Wachstum im Euroraum schwächt sich ab
Luxemburg (dpa) - Die Konjunktur in den 19 Euroländern hat sich im Frühjahresquartal spürbar abgeschwächt. Vor allem die zweit- und drittgrößten Volkswirtschaften des Währungsraums, Frankreich und Italien, enttäuschten.
Deutschland als stärkste Wirtschaftsmacht überraschte dagegen positiv. Wie sich der Euroraum im zweiten Halbjahr entwickeln wird, gilt angesichts vieler Risiken als schwer absehbar.
Bereits im zweiten Quartal haben sich die Staaten, die den Euro als gemeinsame Währung teilen, nicht mehr ganz so gut geschlagen wie noch zu Jahresbeginn. Nach Zahlen des Statistikamtes Eurostat vom Freitag lag die Wirtschaftsleistung von April bis Juni zwar 0,3 Prozent höher als im ersten Quartal.
Damit bestätigten die Statistiker vorläufige Daten. Im ersten Quartal war die Wirtschaft aber mit 0,6 Prozent noch doppelt so stark gewachsen. Im Vergleich zum Vorjahresquartal betrug das Wachstum im Frühjahr 1,6 Prozent.
Die Wachstumsabschwächung liegt nicht zuletzt an zwei der größten Volkswirtschaften Europas. Sowohl Frankreich als auch Italien kamen im Frühjahr über eine Stagnation nicht hinaus. Die beiden Länder zählen ohnehin zu den Sorgenkindern des Währungsraums: Frankreich wird von Ökonomen häufig seine wenig flexible Wirtschaftsstruktur vorgehalten. Ähnliches gilt für Italien, das zudem unter seinem als anfällig geltenden Bankensystem leidet.

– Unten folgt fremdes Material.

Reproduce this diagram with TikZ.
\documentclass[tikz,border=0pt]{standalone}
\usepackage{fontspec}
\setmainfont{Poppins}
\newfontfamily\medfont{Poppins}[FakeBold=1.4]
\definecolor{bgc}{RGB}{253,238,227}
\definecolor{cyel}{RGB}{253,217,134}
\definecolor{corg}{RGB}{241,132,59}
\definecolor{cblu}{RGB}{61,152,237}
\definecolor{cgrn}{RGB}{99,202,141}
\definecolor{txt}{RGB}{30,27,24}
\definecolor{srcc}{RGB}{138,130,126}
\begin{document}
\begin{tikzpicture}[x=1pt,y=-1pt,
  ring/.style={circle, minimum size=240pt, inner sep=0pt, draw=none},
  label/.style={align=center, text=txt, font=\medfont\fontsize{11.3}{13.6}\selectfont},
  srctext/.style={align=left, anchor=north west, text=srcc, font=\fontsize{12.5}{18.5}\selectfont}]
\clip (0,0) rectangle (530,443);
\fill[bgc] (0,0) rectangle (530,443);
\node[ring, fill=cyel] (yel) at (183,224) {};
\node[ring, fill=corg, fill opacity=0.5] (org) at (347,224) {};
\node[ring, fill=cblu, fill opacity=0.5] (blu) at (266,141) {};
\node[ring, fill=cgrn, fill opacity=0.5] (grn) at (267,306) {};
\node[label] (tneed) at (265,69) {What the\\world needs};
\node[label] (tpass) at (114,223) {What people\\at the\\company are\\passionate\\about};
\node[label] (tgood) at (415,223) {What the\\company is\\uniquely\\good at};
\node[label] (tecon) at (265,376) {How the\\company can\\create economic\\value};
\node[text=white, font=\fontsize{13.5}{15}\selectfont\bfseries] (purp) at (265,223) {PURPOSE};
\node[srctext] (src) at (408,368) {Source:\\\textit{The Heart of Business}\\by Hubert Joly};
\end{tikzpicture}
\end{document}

Deutschland hingegen sorgte für eine Überraschung. Zwar wuchs die größte Volkswirtschaft Europas mit 0,4 Prozent merklich schwächer als in den ersten drei Monaten des Jahres. Allerdings hatten Fachleute im Vorfeld eine deutlichere Abschwächung erwartet. Ihnen galt der starke Jahresbeginn als überzeichnet, weil die Bauindustrie von einem milden Winter profitiert hatte. Die Gegenbewegung im zweiten Quartal fiel aber offenbar schwächer aus als vermutet. Dazu profitierte die deutsche Wirtschaft von einem überraschend lebhaften Außenhandel.

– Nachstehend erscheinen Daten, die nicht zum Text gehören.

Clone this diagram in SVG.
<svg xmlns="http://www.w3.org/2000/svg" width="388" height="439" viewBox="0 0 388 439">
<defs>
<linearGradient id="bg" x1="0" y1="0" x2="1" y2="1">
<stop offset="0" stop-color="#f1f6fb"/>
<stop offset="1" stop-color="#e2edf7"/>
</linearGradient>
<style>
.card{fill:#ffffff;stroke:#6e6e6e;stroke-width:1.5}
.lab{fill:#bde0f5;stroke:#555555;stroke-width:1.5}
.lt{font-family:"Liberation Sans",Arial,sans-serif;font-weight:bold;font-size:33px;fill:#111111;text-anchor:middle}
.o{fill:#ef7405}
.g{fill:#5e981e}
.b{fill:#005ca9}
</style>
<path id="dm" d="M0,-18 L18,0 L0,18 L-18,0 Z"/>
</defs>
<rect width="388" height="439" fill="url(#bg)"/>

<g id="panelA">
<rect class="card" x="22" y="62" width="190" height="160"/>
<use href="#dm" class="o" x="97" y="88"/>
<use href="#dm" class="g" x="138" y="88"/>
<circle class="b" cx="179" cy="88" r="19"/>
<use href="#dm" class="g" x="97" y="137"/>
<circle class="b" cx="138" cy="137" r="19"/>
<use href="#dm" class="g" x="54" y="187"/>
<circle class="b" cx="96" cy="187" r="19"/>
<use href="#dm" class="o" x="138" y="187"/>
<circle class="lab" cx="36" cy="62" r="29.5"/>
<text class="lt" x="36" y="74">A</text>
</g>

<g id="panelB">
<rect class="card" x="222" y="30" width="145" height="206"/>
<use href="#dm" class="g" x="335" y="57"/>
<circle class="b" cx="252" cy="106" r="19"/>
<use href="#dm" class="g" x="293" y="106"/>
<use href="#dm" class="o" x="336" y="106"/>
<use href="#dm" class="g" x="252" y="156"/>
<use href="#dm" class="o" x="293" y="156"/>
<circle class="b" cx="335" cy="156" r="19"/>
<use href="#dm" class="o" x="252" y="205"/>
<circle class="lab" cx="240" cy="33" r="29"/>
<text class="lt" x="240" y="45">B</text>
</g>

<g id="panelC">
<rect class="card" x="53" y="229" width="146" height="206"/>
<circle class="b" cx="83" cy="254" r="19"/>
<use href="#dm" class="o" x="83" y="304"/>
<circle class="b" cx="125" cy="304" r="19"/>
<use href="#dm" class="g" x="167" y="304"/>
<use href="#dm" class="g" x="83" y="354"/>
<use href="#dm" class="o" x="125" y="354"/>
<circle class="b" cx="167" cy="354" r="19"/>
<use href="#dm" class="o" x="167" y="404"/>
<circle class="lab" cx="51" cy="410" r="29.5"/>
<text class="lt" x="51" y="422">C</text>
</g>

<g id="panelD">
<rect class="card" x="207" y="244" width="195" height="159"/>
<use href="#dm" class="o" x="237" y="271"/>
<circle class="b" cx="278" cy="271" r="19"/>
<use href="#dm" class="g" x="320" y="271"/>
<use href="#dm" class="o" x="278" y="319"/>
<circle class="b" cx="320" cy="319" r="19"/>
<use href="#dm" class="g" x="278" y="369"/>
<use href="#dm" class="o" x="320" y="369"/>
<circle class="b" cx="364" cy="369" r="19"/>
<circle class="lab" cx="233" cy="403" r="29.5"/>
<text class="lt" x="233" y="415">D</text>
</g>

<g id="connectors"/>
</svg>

Die höchsten Wachstumsraten im Euroraum wiesen im zweiten Quartal aber nicht Deutschland, sondern die Slowakei (0,9 Prozent) sowie Spanien und Zypern (je 0,7 Prozent) aus. Die Wirtschaft des Dauersorgenkinds Griechenland wuchs um 0,3 Prozent, nachdem sie im ersten Quartal noch leicht geschrumpft war. Die fünftgrößte Volkswirtschaft des Euroraums, die Niederlande, präsentierte sich mit plus 0,6 Prozent überraschend stark.

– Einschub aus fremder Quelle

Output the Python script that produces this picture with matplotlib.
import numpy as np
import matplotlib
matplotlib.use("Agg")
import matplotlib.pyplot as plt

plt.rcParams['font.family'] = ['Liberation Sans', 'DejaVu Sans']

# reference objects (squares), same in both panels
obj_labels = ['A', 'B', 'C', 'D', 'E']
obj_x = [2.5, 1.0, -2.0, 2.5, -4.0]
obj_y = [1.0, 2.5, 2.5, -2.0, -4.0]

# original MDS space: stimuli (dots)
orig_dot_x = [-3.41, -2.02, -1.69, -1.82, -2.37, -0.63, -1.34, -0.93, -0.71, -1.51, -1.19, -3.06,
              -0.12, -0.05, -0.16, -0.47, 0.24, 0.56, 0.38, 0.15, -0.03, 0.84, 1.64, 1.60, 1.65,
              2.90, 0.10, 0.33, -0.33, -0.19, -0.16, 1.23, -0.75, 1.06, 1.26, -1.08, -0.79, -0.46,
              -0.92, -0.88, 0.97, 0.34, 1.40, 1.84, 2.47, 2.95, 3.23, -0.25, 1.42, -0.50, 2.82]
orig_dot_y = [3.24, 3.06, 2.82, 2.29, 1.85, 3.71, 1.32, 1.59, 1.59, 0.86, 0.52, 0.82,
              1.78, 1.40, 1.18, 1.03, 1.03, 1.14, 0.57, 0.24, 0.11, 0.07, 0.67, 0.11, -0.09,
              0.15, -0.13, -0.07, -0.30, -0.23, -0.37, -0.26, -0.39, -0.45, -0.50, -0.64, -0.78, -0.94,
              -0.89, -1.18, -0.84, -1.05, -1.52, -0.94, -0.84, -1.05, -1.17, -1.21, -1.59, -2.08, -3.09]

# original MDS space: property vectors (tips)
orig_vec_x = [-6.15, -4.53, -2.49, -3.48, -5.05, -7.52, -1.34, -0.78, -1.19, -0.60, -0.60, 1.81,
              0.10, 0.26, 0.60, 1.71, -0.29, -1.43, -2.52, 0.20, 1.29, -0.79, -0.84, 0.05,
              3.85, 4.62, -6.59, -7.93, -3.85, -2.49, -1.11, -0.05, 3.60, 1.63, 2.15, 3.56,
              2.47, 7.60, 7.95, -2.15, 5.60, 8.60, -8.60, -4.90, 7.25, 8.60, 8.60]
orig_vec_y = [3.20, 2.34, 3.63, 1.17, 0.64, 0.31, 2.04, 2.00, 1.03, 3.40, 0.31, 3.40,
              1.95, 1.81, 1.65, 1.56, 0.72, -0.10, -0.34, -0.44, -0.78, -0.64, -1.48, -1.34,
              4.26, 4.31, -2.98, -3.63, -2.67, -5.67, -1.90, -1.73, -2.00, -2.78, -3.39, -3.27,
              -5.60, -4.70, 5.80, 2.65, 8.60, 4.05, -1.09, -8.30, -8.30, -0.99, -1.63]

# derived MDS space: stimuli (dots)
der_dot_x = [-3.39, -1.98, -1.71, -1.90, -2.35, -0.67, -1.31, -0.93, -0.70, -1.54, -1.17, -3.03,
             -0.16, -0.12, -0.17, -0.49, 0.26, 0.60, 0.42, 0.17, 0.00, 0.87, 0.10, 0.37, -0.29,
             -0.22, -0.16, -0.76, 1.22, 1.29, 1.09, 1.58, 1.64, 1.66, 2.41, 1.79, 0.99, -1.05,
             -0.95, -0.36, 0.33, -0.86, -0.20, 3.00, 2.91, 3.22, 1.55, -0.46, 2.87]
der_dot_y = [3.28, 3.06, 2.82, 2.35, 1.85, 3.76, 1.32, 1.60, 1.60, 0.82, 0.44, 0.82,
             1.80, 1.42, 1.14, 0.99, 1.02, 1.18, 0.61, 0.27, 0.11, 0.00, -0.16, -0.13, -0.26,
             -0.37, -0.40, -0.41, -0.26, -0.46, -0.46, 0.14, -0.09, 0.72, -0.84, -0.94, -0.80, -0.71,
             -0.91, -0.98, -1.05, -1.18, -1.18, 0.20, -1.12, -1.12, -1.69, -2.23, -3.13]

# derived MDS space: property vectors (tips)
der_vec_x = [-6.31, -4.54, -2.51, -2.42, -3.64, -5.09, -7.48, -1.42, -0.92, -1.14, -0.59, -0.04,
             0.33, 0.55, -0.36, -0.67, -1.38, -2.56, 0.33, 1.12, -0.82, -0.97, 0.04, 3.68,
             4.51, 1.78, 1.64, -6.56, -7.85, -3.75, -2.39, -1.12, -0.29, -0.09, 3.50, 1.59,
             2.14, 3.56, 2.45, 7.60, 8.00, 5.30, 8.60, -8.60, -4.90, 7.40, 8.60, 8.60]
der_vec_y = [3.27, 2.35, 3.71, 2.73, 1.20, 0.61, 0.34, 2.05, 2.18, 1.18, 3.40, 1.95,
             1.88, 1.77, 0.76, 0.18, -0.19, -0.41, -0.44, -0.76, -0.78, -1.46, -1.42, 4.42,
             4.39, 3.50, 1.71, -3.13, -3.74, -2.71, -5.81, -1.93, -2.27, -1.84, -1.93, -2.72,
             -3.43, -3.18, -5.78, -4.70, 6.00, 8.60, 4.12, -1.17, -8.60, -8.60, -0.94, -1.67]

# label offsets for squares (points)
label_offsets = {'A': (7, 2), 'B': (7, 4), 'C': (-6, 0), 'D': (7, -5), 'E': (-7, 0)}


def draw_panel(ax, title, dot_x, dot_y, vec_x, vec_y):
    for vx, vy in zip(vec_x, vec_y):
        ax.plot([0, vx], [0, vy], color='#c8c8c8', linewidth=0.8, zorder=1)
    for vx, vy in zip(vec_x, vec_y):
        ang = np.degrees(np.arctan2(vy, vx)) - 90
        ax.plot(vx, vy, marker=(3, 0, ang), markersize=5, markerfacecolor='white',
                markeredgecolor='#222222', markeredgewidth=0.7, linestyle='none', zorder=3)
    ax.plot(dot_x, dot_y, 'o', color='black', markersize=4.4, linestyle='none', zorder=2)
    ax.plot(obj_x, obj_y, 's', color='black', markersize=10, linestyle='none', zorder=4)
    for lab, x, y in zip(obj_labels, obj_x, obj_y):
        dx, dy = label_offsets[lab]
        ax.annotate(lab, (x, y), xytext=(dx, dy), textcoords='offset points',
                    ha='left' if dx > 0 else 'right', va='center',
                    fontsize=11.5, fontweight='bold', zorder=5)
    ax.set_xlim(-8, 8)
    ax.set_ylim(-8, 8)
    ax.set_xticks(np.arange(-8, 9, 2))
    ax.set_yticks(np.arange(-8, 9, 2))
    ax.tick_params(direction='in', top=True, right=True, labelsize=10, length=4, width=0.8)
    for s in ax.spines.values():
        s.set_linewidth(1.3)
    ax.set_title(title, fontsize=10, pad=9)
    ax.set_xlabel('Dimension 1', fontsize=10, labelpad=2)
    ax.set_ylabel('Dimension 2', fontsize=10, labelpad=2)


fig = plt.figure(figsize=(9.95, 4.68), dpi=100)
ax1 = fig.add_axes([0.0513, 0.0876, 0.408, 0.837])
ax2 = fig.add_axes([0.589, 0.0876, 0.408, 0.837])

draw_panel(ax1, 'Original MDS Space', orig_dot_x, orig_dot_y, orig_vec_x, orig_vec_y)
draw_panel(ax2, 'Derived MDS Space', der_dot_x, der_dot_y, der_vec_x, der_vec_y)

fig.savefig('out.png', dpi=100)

Die Entwicklung in der zweiten Jahreshälfte 2016 gilt unter Volkswirten als schwer prognostizierbar. Vor allem sind die wirtschaftlichen Folgen des Brexit-Votums noch kaum abzusehen. Erste Stimmungsumfragen unter Verbrauchern und Unternehmen deuten jedoch darauf hin, dass weniger das europäische Festland, sondern vielmehr Großbritannien die Folgen zu spüren bekommt. Über den Außenhandel dürfte sich eine schwächere Entwicklung auf der Insel aber auch in Europa auswirken. Neben dem Brexit nennen Analysten zahlreiche weitere Konjunkturrisiken, darunter die anhaltende Terrorgefahr und die politische Entwicklung in der Türkei.